To the Black astronauts who followed in his footsteps, Dwight braved their path.
“When you talk to the other astronauts, it’s never about them. They all want to make sure you understand that for them to do their job, they needed the people who came before and paved the way for them,” says Hurtado de Mendoza. “For them, it was really important to include Ed in the story. They all had a story of when they first met Ed Dwight or the first time they heard about Ed Dwight.”
Dwight, with a little bemusement at how fate has worked out, acknowledges he's proud to be considered a pioneer for Black astronauts.
“It’s good for them in that they didn’t have to go through this crap that I went through. It was a goddamn distraction. It’s like wanting to have eyes in the back of your head for all the stuff that was coming at you. I had to absorb that graciously," Dwight says. "If I talked about it — ‘Oh, crybaby! You couldn’t do this and you couldn’t do that.’ That’s what would have happened if I stepped up to the mic and complained.”
But complaining wasn’t Dwight’s nature then, and it isn’t now, either. He’s not even mad at Yeager.
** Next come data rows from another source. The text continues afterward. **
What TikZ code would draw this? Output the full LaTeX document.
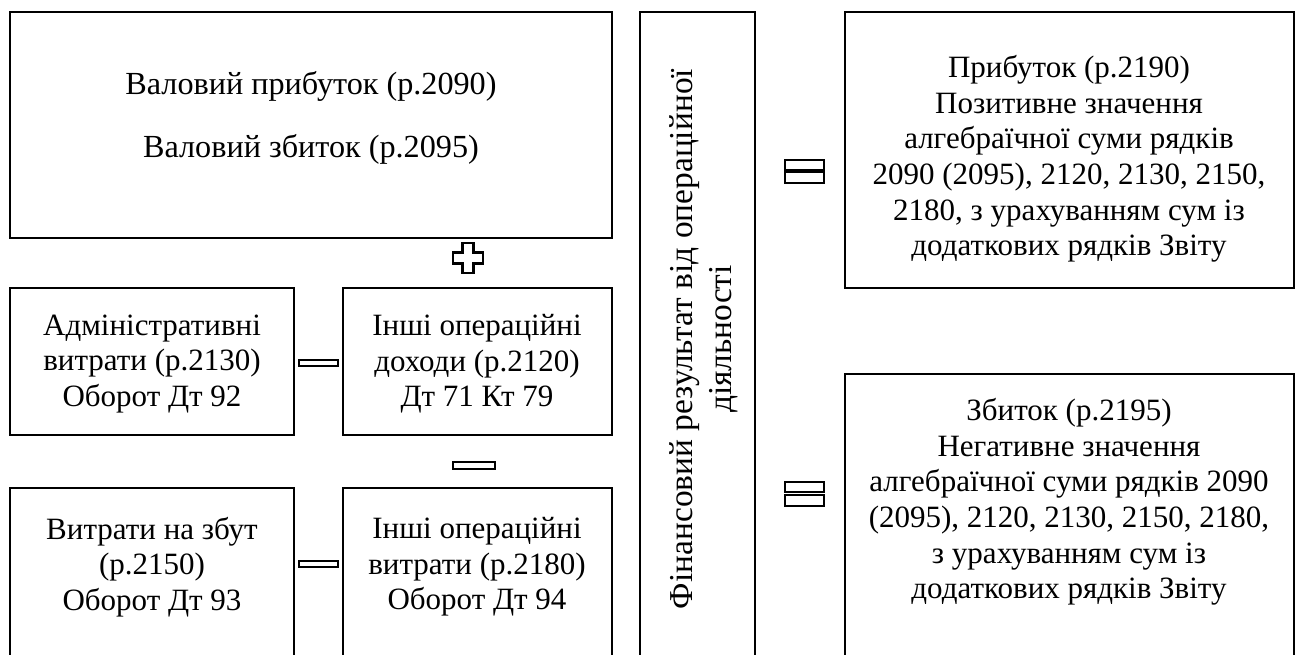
\documentclass[tikz,border=0pt]{standalone}
\usepackage{fontspec}
\setmainfont{Liberation Serif}
\begin{document}
\begin{tikzpicture}[x=0.5pt,y=-0.5pt,
  testo/.style={align=center,font=\fontsize{15.5}{17.8}\selectfont},
  segno/.style={line width=1.3pt}]
\useasboundingbox (0,0) rectangle (1296,654);
\clip (0,0) rectangle (1296,654);

% Riquadri (quelli in basso escono dal foglio)
\begin{scope}[line width=1.2pt]
\draw (10,12) rectangle (612,238);    % valovyi
\draw (10,288) rectangle (294,435);   % administratyvni
\draw (343,288) rectangle (612,435);  % inshi dokhody
\draw (10,488) rectangle (294,700);   % zbut
\draw (343,488) rectangle (612,700);  % inshi vytraty
\draw (640,12) rectangle (755,700);   % colonna centrale
\draw (845,12) rectangle (1294,288);  % prybutok
\draw (845,374) rectangle (1294,700); % zbytok
\end{scope}

% Testi
\node[testo,font=\fontsize{16.1}{17.8}\selectfont] (valovyi) at (311,118) {Валовий прибуток (р.2090)\\[13.5pt]Валовий збиток (р.2095)};
\node[testo] (admin) at (152,364) {Адміністративні\\витрати (р.2130)\\Оборот Дт 92};
\node[testo] (dokhody) at (477,364) {Інші операційні\\доходи (р.2120)\\Дт 71 Кт 79};
\node[testo] (zbut) at (152,567) {Витрати на збут\\(р.2150)\\Оборот Дт 93};
\node[testo] (vytraty) at (477,567) {Інші операційні\\витрати (р.2180)\\Оборот Дт 94};
\node[testo,rotate=90,font=\fontsize{16.7}{19.5}\selectfont] (finrez) at (704,339) {Фінансовий результат від операційної\\діяльності};
\node[testo] (prybutok) at (1069,159) {Прибуток (р.2190)\\Позитивне значення\\алгебраїчної суми рядків\\2090 (2095), 2120, 2130, 2150,\\2180, з урахуванням сум із\\додаткових рядків Звіту};
\node[testo] (zbytok) at (1069,502) {Збиток (р.2195)\\Негативне значення\\алгебраїчної суми рядків 2090\\(2095), 2120, 2130, 2150, 2180,\\з урахуванням сум із\\додаткових рядків Звіту};

% Segni
\coordinate (piu) at (468,258);
\draw[segno] (piu) ++(-5.5,-15) -- ++(11,0) -- ++(0,9.5) -- ++(9.5,0) -- ++(0,11) -- ++(-9.5,0)
  -- ++(0,9.5) -- ++(-11,0) -- ++(0,-9.5) -- ++(-9.5,0) -- ++(0,-11) -- ++(9.5,0) -- cycle;
\draw[segno] (299,360) rectangle (338,366); % meno riga 2
\draw[segno] (453,462) rectangle (495,469); % meno centrale
\draw[segno] (299,561) rectangle (338,567); % meno riga 3
\draw[segno] (785,160) rectangle (824,170); % uguale sopra
\draw[segno] (785,172) rectangle (824,183);
\draw[segno] (785,482) rectangle (824,492); % uguale sotto
\draw[segno] (785,495) rectangle (824,506);

\end{tikzpicture}
\end{document}
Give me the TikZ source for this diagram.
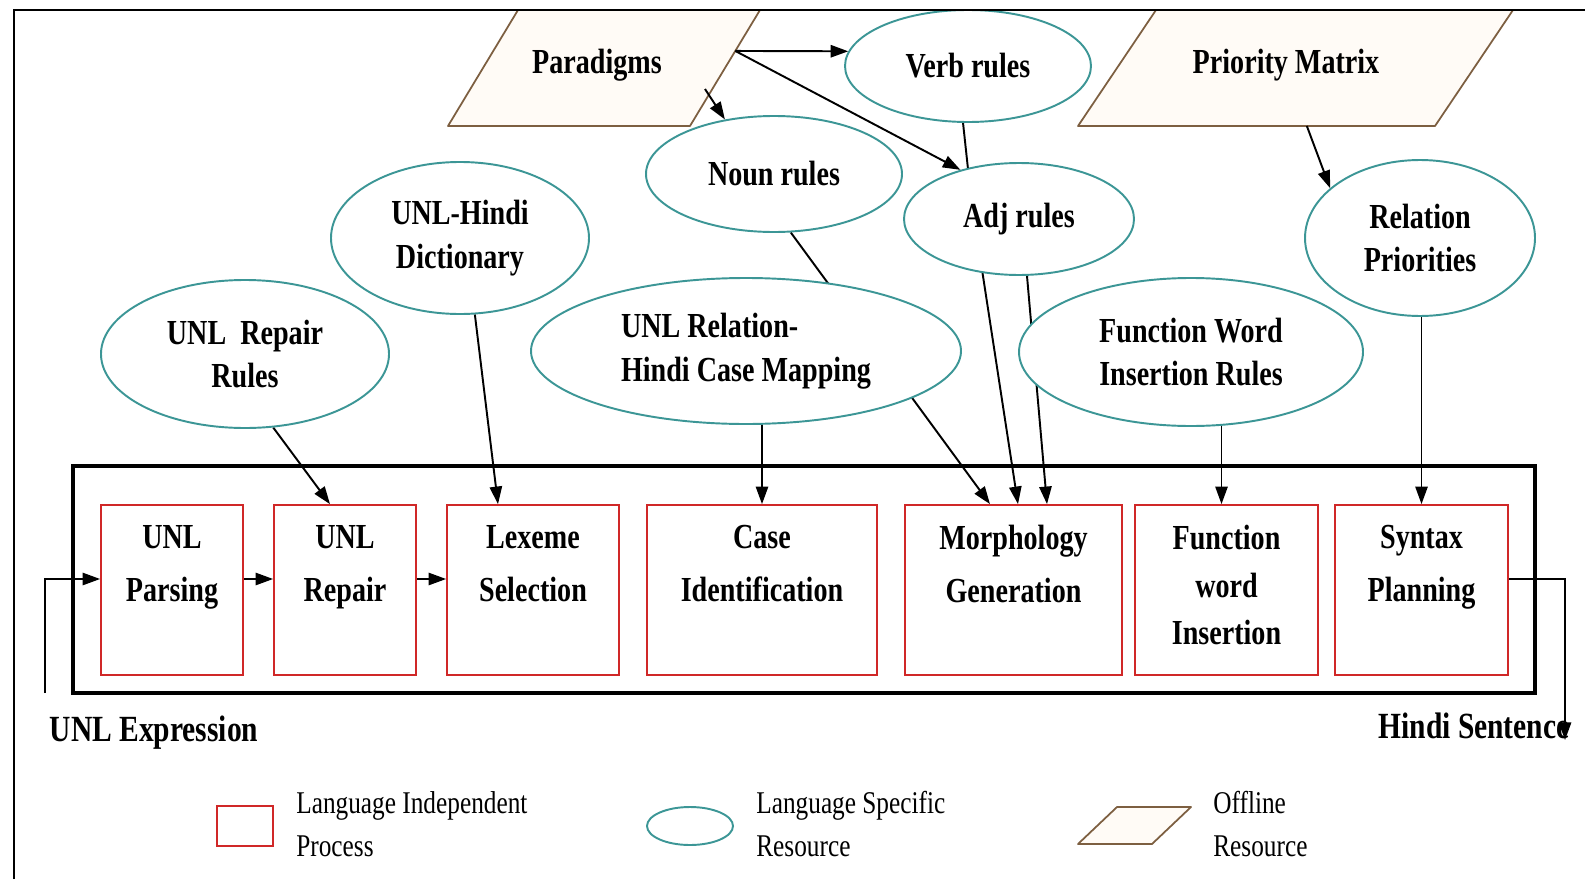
\documentclass[tikz,border=0pt]{standalone}
\usepackage{fontspec}
\setmainfont{Liberation Serif}[FakeStretch=0.8]
\usetikzlibrary{shapes.geometric,arrows.meta,calc}
\pgfdeclarelayer{back}
\pgfsetlayers{back,main}
\definecolor{procred}{RGB}{208,40,40}
\definecolor{resteal}{RGB}{60,150,150}
\definecolor{offbrown}{RGB}{125,95,65}
\definecolor{offfill}{RGB}{255,251,246}

\begin{document}
\begin{tikzpicture}[x=0.02cm,y=-0.02cm,
  res/.style 2 args={ellipse, draw=resteal, line width=1.1pt, fill=white,
    minimum width=#1*0.02cm, minimum height=#2*0.02cm, inner sep=0pt,
    align=center, font=\bfseries\fontsize{20}{25}\selectfont},
  proc/.style={draw=procred, line width=1pt, fill=white,
    minimum width=#1*0.02cm, minimum height=170*0.02cm, inner sep=0pt},
  proctext/.style={anchor=north, inner sep=0pt, align=center,
    font=\bfseries\fontsize{20}{30}\selectfont},
  offline/.style={draw=offbrown, line width=1pt, fill=offfill, line join=round},
  lbl/.style={inner sep=0pt, font=\bfseries\fontsize{20}{25}\selectfont},
  iolbl/.style={inner sep=0pt, font=\bfseries\fontsize{21}{25}\selectfont},
  conn/.style={line width=1.1pt, -{Triangle[length=10pt,width=7pt]}},
  legend/.style={anchor=west, inner sep=0pt, align=left,
    font=\fontsize{18}{24.5}\selectfont},
  ]
\useasboundingbox (0,0) rectangle (1585,879);

% offline resources (parallelograms)
\coordinate (pdTL) at (518,10);  \coordinate (pdTR) at (760,10);
\coordinate (pdBR) at (690,126); \coordinate (pdBL) at (448,126);
\coordinate (pmTL) at (1156,10); \coordinate (pmTR) at (1513,10);
\coordinate (pmBR) at (1435,126); \coordinate (pmBL) at (1078,126);
\node[lbl] (pd) at (597,65) {Paradigms};
\node[lbl] (pm) at (1286,65) {Priority Matrix};

% language specific resources
\node[res={246}{112}] (verb) at (968,66) {Verb rules};
\node[res={256}{116}] (noun) at (774,174) {Noun rules};
\node[res={230}{112}] (adj) at (1019,219) {Adj rules};
\node[res={258}{152}] (dict) at (460,238) {UNL-Hindi\\Dictionary};
\node[res={230}{156}] (rel) at (1420,238) {Relation\\Priorities};
\node[res={288}{148}] (rep) at (245,354) {UNL\ \ Repair\\Rules};
\node[res={430}{146}, align=left] (cmap) at (746,351) {UNL Relation-\\Hindi Case Mapping};
\node[res={344}{148}] (fw) at (1191,352) {Function Word\\Insertion Rules};

% pipeline container
\node[draw, line width=2.3pt, minimum width=1462*0.02cm, minimum height=227*0.02cm,
  inner sep=0pt] (pipe) at (804,579.5) {};

% language independent processes
\node[proc=142] (b1) at (172,590) {};
\node[proc=142] (b2) at (345,590) {};
\node[proc=172] (b3) at (533,590) {};
\node[proc=230] (b4) at (762,590) {};
\node[proc=217] (b5) at (1013.5,590) {};
\node[proc=183] (b6) at (1226.5,590) {};
\node[proc=173] (b7) at (1421.5,590) {};
\node[proctext] (t1) at ([shift={(0,21)}]b1.north) {UNL\\Parsing};
\node[proctext] (t2) at ([shift={(0,21)}]b2.north) {UNL\\Repair};
\node[proctext] (t3) at ([shift={(0,21)}]b3.north) {Lexeme\\Selection};
\node[proctext] (t4) at ([shift={(0,21)}]b4.north) {Case\\Identification};
\node[proctext] (t5) at ([shift={(0,21)}]b5.north) {Morphology\\Generation};
\node[proctext, font=\bfseries\fontsize{20}{27}\selectfont] (t6)
  at ([shift={(0,21)}]b6.north) {Function\\word\\Insertion};
\node[proctext] (t7) at ([shift={(0,21)}]b7.north) {Syntax\\Planning};

% connector end points
\coordinate (pdOut) at ($(pdTR)!0.353!(pdBR)$);
\coordinate (pdN) at (705,89);
\coordinate (pmOut) at ($(pmBL)!0.641!(pmBR)$);
\coordinate (b6in) at ([shift={(-5,0)}]b6.north);
\coordinate (uin) at (45,693);
\coordinate (hout) at (1565,740);
\coordinate (b1w) at ([shift={(0,-11)}]b1.west);
\coordinate (b1e) at ([shift={(0,-11)}]b1.east);
\coordinate (b2w) at ([shift={(0,-11)}]b2.west);
\coordinate (b2e) at ([shift={(0,-11)}]b2.east);
\coordinate (b3w) at ([shift={(0,-11)}]b3.west);
\coordinate (b7e) at ([shift={(0,-11)}]b7.east);

\begin{pgfonlayer}{back}
  \draw[offline] (pdTL) -- (pdTR) -- (pdBR) -- (pdBL) -- cycle;
  \draw[offline] (pmTL) -- (pmTR) -- (pmBR) -- (pmBL) -- cycle;
  % offline resources feed the rule sets
  \draw[conn] (pdOut) -- (verb.173);
  \draw[conn] (pdOut) -- (adj.140);
  \draw[conn] (pdN) -- (noun.132);
  \draw[conn] (pmOut) -- (rel.151);
  % rule sets feed the processes
  \draw[conn] (rep.-69) -- ([shift={(-15,0)}]b2.north);
  \draw[conn] (dict.-79) -- ([shift={(-35,0)}]b3.north);
  \draw[conn] (b4.north |- cmap.center) -- (b4.north);
  \draw[conn] (noun.-74) -- ([shift={(-23.5,0)}]b5.north);
  \draw[conn] (adj.-124) -- ([shift={(4.5,0)}]b5.north);
  \draw[conn] (verb.-95) -- (adj.135) -- (adj.-82) -- ([shift={(33.5,0)}]b5.north);
  \draw[conn] (b6in |- fw.center) -- (b6in);
  \draw[conn] (b7.north |- rel.center) -- (b7.north);
  % main pipeline
  \draw[conn] (uin) |- (b1w);
  \draw[conn] (b1e) -- (b2w);
  \draw[conn] (b2e) -- (b3w);
  \draw[conn] (b7e) -| (hout);
\end{pgfonlayer}

% input and output
\node[iolbl] (uexp) at (154,733) {UNL Expression};
\node[iolbl] (hsent) at (1474,726) {Hindi Sentence};

% legend
\node[draw=procred, line width=1pt, minimum width=56*0.02cm, minimum height=40*0.02cm,
  inner sep=0pt] (legp) at (245,826) {};
\node[legend] (legpt) at (296,824) {Language Independent\\Process};
\node[ellipse, draw=resteal, line width=1.1pt, minimum width=86*0.02cm,
  minimum height=38*0.02cm, inner sep=0pt] (legr) at (690,826) {};
\node[legend] (legrt) at (756,824) {Language Specific\\Resource};
\draw[offline] (1078,844) -- (1152,844) -- (1191,807) -- (1117,807) -- cycle;
\node[legend] (legot) at (1213,824) {Offline\\Resource};

% outer frame
\draw[line width=1.6pt] (14,879) -- (14,10) -- (1585,10);
\end{tikzpicture}
\end{document}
“This guy was being honest to what he was trained to do. The structure of his life, his culture, his personality, all were implanted in Chuck when he was a kid. He didn’t know anything about social liberalism. It was foreign to this man,” Dwight says. He adds: “That doesn’t make what they were doing right.”
Instead, Dwight is filled with gratitude. His one recommendation is that every congressman and senator be flown on a sub-orbital flight so they can see the Earth from above. Everyone, he thinks, would realize the absurdity of racism from that height.
“I’d advise everybody to go through what I went through, and then they’d have a different view of this country and how sacred it is,” Dwight says. “We’re on this little ball flying around the galaxy.”